University of Vermont

Cushman Presents Study on Impact of Lifestyle Changes on Reducing Blood Clot Risk

Mary Cushman, M.D.
Mary Cushman, M.D., UVM Professor of Medicine and Pathology

Blood clots in the legs or lungs – called deep vein thrombosis and pulmonary embolism respectively – kill an American about every five minutes, according to the American Heart Association (AHA). New research presented by Mary Cushman, M.D., University of Vermont professor of medicine and pathology, at the AHA’s Arteriosclerosis, Thrombosis and Vascular Biology 2013 Scientific Sessions May 2 found that adopting seven simple lifestyle steps could help an individual reduce his/her risk of these potentially deadly blood clots.

In a large, long-term study, researchers followed 30,239 adults who were 45 years or older for 4.6 years. Researchers rated participants’ heart health using the seven health indicators from the AHA’s Life’s Simple 7. These measures include: get active; control cholesterol; eat better; manage blood pressure; lose weight; reduce blood sugar; and stop smoking. The researchers then compared the incidence of blood clots among those whose heart health rated as inadequate, average and optimum.

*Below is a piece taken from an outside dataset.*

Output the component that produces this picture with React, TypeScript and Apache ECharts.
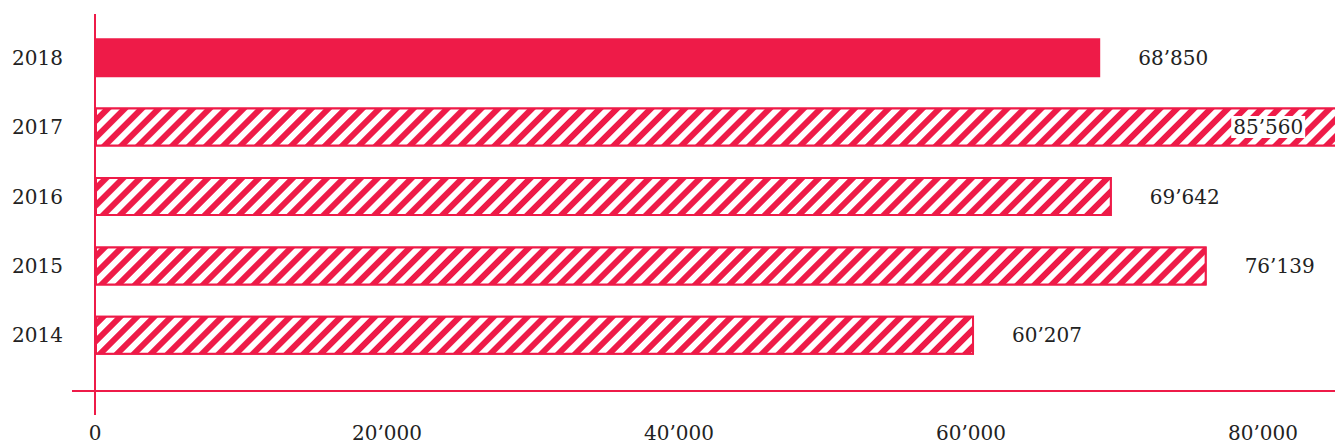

Among participants with optimum health, the risk of blood clots was 44 percent lower than those with inadequate health. Those with average health had a 38 percent lower risk.

Maintaining ideal levels of physical activity and body mass index were the most significant lifestyle changes related to lower risk of blood clots.

(This article is based on a news tip created by Darcy Spitz of the American Heart Association.)